#### [GIVEN INFORMATION]
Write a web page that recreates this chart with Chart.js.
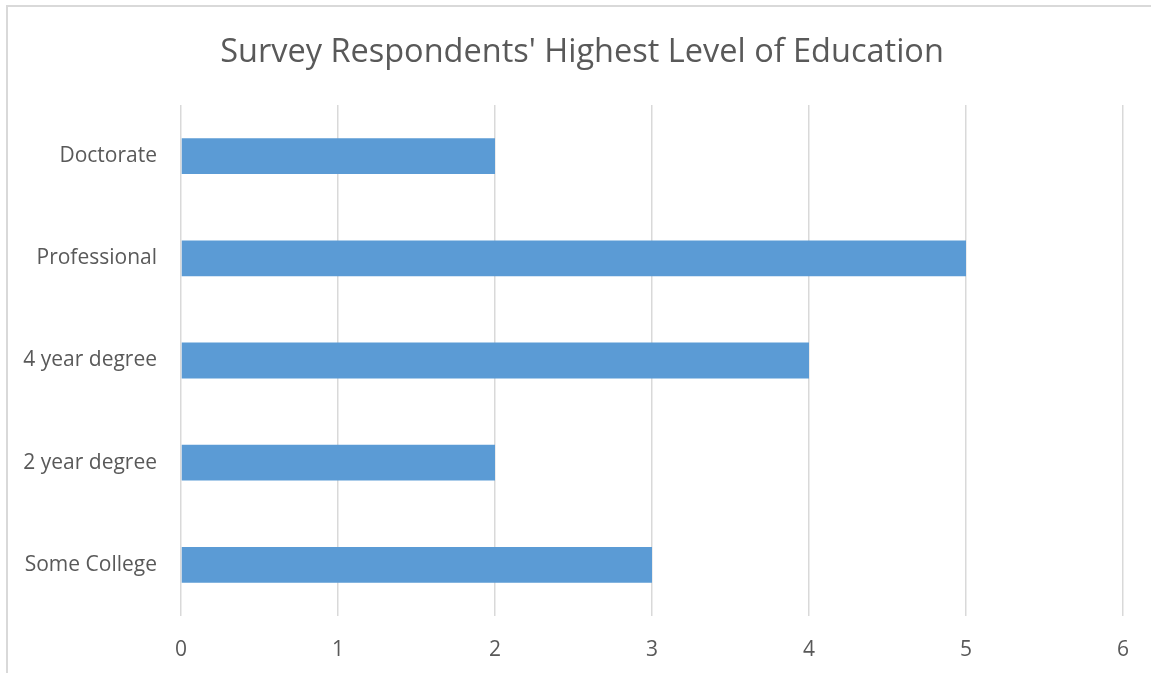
<!DOCTYPE html>
<html>
<head>
<meta charset="utf-8">
<script src="https://cdn.jsdelivr.net/npm/chart.js@4"></script>
<style>
html,body{margin:0;padding:0;background:#fff;overflow:hidden;}
#frame{position:absolute;left:6px;top:5px;width:1300px;height:800px;border:2px solid #d9d9d9;box-sizing:border-box;}
#wrap{position:absolute;left:0;top:0;width:1164px;height:673px;}
</style>
</head>
<body>
<div id="frame"></div>
<div id="wrap"><canvas id="c" width="1164" height="673"></canvas></div>
<script>
const categories = ["Doctorate", "Professional", "4 year degree", "2 year degree", "Some College"];
const counts = [2, 5, 4, 2, 3];
const xTicks = [0, 1, 2, 3, 4, 5, 6];
const titleText = "Survey Respondents' Highest Level of Education";

const FONT = "'Open Sans', 'Liberation Sans', sans-serif";
const TXT = "#595959";

new Chart(document.getElementById('c'), {
  type: 'bar',
  data: {
    labels: categories,
    datasets: [{
      data: counts,
      backgroundColor: '#5b9bd5',
      borderWidth: 0,
      categoryPercentage: 1,
      barPercentage: 0.35
    }]
  },
  options: {
    indexAxis: 'y',
    responsive: false,
    animation: false,
    layout: { padding: { left: 0, right: 0, top: 0, bottom: 0 } },
    plugins: {
      legend: { display: false },
      tooltip: { enabled: false },
      title: {
        display: true,
        text: titleText,
        color: TXT,
        font: { family: FONT, size: 32.5, weight: 'normal' },
        padding: { top: 33, bottom: 33 }
      }
    },
    scales: {
      x: {
        min: 0, max: 6,
        afterBuildTicks: (s) => { s.ticks = xTicks.map(v => ({ value: v })); },
        grid: { color: '#d9d9d9', lineWidth: 1.5, drawTicks: false },
        border: { display: false },
        ticks: { color: TXT, font: { family: FONT, size: 21 }, padding: 21 },
        afterFit: (s) => { s.height = 57; }
      },
      y: {
        grid: { display: false, drawTicks: false },
        border: { display: false },
        ticks: { color: TXT, font: { family: FONT, size: 21 }, padding: 24 },
        afterFit: (s) => { s.width = 181; }
      },
      yRight: {
        type: 'category',
        position: 'right',
        labels: categories,
        grid: { display: false, drawTicks: false },
        border: { display: false },
        ticks: { display: false },
        afterFit: (s) => { s.width = 41; }
      }
    }
  }
});
</script>
</body>
</html>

#### [EXERCISE AIM]
Restate the whole listing above exactly, please, omitting every image.

#### [RESPONSE]
Write a web page that recreates this chart with Chart.js.
<!DOCTYPE html>
<html>
<head>
<meta charset="utf-8">
<script src="https://cdn.jsdelivr.net/npm/chart.js@4"></script>
<style>
html,body{margin:0;padding:0;background:#fff;overflow:hidden;}
#frame{position:absolute;left:6px;top:5px;width:1300px;height:800px;border:2px solid #d9d9d9;box-sizing:border-box;}
#wrap{position:absolute;left:0;top:0;width:1164px;height:673px;}
</style>
</head>
<body>
<div id="frame"></div>
<div id="wrap"><canvas id="c" width="1164" height="673"></canvas></div>
<script>
const categories = ["Doctorate", "Professional", "4 year degree", "2 year degree", "Some College"];
const counts = [2, 5, 4, 2, 3];
const xTicks = [0, 1, 2, 3, 4, 5, 6];
const titleText = "Survey Respondents' Highest Level of Education";

const FONT = "'Open Sans', 'Liberation Sans', sans-serif";
const TXT = "#595959";

new Chart(document.getElementById('c'), {
  type: 'bar',
  data: {
    labels: categories,
    datasets: [{
      data: counts,
      backgroundColor: '#5b9bd5',
      borderWidth: 0,
      categoryPercentage: 1,
      barPercentage: 0.35
    }]
  },
  options: {
    indexAxis: 'y',
    responsive: false,
    animation: false,
    layout: { padding: { left: 0, right: 0, top: 0, bottom: 0 } },
    plugins: {
      legend: { display: false },
      tooltip: { enabled: false },
      title: {
        display: true,
        text: titleText,
        color: TXT,
        font: { family: FONT, size: 32.5, weight: 'normal' },
        padding: { top: 33, bottom: 33 }
      }
    },
    scales: {
      x: {
        min: 0, max: 6,
        afterBuildTicks: (s) => { s.ticks = xTicks.map(v => ({ value: v })); },
        grid: { color: '#d9d9d9', lineWidth: 1.5, drawTicks: false },
        border: { display: false },
        ticks: { color: TXT, font: { family: FONT, size: 21 }, padding: 21 },
        afterFit: (s) => { s.height = 57; }
      },
      y: {
        grid: { display: false, drawTicks: false },
        border: { display: false },
        ticks: { color: TXT, font: { family: FONT, size: 21 }, padding: 24 },
        afterFit: (s) => { s.width = 181; }
      },
      yRight: {
        type: 'category',
        position: 'right',
        labels: categories,
        grid: { display: false, drawTicks: false },
        border: { display: false },
        ticks: { display: false },
        afterFit: (s) => { s.width = 41; }
      }
    }
  }
});
</script>
</body>
</html>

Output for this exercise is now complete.